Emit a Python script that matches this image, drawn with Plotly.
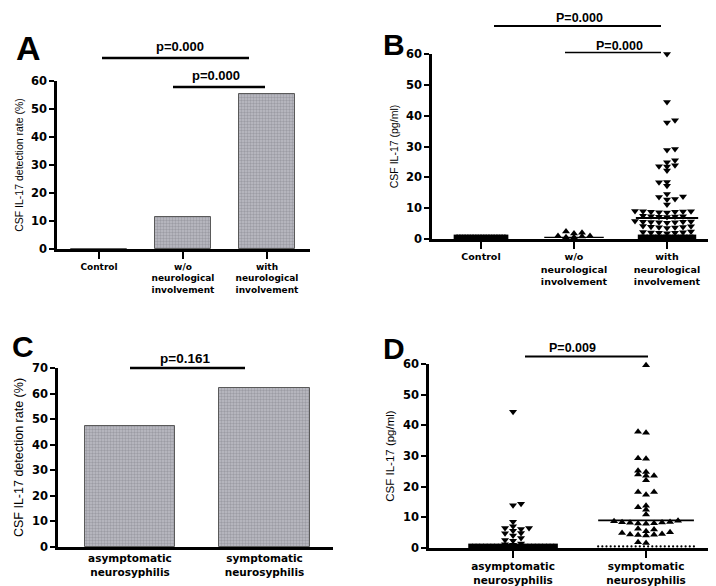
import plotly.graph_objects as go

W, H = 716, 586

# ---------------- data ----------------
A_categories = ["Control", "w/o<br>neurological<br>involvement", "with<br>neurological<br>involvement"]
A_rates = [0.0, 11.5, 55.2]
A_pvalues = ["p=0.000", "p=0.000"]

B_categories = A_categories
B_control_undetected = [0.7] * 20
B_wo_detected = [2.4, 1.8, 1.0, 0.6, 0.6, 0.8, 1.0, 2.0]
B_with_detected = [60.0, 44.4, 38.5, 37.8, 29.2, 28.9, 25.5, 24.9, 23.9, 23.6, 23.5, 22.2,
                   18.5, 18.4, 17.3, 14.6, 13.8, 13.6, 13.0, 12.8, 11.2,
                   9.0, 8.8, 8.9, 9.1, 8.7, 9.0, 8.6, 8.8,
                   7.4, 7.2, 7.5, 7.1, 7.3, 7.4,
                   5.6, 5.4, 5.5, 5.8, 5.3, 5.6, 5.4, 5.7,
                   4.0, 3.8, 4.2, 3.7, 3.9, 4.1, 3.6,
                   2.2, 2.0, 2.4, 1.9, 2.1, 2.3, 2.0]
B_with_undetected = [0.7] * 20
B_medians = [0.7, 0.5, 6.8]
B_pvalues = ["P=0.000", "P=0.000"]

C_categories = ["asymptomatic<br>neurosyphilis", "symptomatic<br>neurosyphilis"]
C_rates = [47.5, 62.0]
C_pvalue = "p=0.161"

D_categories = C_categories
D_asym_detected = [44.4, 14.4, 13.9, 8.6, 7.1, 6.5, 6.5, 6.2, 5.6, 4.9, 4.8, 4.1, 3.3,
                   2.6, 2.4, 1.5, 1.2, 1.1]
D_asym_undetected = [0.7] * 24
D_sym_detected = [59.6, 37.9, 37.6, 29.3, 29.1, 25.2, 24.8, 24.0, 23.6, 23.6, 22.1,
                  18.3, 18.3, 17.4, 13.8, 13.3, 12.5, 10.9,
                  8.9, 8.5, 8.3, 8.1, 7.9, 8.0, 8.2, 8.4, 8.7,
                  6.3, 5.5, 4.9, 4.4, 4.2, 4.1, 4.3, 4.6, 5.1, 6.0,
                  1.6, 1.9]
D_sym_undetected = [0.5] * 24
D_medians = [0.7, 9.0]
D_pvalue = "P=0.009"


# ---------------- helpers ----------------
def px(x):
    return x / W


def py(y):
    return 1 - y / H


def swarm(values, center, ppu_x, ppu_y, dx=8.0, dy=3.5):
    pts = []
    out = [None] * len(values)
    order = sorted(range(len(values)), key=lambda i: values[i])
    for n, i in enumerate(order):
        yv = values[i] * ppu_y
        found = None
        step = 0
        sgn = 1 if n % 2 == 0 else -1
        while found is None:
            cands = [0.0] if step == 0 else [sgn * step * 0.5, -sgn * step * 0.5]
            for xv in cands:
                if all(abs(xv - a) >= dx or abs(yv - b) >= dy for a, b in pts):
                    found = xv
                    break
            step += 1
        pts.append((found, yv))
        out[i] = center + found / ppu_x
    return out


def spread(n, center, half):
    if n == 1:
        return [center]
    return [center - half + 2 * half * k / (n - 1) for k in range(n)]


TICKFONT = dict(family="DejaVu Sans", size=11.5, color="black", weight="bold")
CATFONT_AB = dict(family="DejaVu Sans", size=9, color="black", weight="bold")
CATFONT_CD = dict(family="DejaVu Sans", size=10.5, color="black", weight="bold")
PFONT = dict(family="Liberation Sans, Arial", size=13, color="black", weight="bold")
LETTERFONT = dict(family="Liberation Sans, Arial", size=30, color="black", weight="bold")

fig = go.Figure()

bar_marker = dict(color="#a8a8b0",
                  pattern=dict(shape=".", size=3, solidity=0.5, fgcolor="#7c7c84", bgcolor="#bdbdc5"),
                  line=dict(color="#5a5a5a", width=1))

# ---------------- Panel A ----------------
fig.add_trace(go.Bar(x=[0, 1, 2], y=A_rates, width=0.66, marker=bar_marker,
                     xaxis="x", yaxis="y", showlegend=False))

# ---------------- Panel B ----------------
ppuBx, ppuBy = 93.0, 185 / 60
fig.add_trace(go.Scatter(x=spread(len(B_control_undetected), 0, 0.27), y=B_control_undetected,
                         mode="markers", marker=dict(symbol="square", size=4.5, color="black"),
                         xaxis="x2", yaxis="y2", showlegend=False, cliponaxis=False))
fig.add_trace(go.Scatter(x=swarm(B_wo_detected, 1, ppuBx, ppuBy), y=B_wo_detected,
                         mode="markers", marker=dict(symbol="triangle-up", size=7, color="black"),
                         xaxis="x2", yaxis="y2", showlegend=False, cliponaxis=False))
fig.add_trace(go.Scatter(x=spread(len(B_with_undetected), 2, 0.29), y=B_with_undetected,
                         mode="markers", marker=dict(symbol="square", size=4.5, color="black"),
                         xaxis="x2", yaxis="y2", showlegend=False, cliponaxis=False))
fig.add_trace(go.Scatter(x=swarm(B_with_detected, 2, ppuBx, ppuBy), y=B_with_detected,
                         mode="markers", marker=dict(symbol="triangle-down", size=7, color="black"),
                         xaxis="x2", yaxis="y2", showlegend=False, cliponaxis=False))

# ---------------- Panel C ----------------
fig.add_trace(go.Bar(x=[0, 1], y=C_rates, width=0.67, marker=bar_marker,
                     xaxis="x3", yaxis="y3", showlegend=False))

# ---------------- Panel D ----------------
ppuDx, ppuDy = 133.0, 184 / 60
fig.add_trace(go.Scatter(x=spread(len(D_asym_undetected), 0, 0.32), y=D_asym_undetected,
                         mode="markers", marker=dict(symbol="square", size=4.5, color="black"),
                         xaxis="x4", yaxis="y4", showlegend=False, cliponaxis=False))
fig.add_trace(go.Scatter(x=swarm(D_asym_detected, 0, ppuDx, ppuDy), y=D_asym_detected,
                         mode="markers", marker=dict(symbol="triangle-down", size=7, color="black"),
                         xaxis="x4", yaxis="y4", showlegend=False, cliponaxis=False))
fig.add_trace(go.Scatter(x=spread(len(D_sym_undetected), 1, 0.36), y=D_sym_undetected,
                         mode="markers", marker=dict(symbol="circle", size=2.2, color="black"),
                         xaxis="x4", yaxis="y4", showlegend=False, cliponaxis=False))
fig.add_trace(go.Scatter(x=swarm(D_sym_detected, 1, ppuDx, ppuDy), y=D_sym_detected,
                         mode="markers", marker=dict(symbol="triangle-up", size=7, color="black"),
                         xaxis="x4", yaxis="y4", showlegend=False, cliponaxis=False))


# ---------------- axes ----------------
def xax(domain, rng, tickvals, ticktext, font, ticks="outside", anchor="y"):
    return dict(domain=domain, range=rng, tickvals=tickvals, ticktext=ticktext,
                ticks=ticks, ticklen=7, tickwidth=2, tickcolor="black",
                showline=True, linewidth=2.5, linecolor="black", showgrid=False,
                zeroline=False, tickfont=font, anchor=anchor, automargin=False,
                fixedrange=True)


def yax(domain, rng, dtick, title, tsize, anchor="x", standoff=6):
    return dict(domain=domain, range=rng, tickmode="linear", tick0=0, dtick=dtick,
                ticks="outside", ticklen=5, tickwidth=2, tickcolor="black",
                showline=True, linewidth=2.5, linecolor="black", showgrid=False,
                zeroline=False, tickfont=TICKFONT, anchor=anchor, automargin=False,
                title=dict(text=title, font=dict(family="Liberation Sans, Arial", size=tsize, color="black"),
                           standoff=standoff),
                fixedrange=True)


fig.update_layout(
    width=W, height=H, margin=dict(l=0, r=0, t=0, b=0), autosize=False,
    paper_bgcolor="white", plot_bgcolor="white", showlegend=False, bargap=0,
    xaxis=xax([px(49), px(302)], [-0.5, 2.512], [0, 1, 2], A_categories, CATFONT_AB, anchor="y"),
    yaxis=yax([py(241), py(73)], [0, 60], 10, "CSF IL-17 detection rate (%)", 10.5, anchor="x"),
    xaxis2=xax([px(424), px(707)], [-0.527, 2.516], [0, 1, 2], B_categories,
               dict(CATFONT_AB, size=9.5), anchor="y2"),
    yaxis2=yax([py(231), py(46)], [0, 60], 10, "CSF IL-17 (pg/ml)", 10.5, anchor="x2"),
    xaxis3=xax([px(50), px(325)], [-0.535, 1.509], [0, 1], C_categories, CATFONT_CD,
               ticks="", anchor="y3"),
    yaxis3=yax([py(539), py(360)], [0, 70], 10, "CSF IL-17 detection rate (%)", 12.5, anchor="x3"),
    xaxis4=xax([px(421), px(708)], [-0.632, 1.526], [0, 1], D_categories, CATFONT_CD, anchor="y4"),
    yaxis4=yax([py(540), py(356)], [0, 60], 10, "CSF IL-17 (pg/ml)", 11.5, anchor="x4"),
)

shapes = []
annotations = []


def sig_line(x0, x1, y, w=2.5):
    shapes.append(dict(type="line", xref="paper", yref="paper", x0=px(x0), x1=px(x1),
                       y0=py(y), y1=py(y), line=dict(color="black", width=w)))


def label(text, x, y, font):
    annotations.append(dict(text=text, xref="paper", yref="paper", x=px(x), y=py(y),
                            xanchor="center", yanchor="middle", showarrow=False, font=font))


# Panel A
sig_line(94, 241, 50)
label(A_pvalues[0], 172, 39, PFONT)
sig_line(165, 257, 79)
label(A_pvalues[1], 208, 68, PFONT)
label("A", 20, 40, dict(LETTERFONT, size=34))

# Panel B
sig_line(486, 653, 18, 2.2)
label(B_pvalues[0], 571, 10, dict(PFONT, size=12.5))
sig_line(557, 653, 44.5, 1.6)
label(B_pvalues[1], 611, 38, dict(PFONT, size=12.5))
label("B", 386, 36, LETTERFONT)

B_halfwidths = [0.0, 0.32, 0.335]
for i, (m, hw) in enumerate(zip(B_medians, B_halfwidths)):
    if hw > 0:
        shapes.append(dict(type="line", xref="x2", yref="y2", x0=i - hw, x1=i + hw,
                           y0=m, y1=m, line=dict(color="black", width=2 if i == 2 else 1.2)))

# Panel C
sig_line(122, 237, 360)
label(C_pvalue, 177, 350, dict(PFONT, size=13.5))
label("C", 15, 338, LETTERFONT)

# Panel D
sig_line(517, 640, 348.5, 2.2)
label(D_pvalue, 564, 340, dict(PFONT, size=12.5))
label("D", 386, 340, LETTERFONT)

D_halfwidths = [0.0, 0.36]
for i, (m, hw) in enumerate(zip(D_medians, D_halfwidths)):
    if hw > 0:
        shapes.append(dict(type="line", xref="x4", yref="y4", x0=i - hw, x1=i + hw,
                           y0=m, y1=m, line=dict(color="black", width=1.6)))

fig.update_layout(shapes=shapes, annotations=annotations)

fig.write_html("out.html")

WRITTEN TASK:
Go from the first line of the listing to the line holding "W, H = 716, 586" and, please, transcribe those lines exactly, both included, with no pictures.

SOLUTION:
Emit a Python script that matches this image, drawn with Plotly.
import plotly.graph_objects as go

W, H = 716, 586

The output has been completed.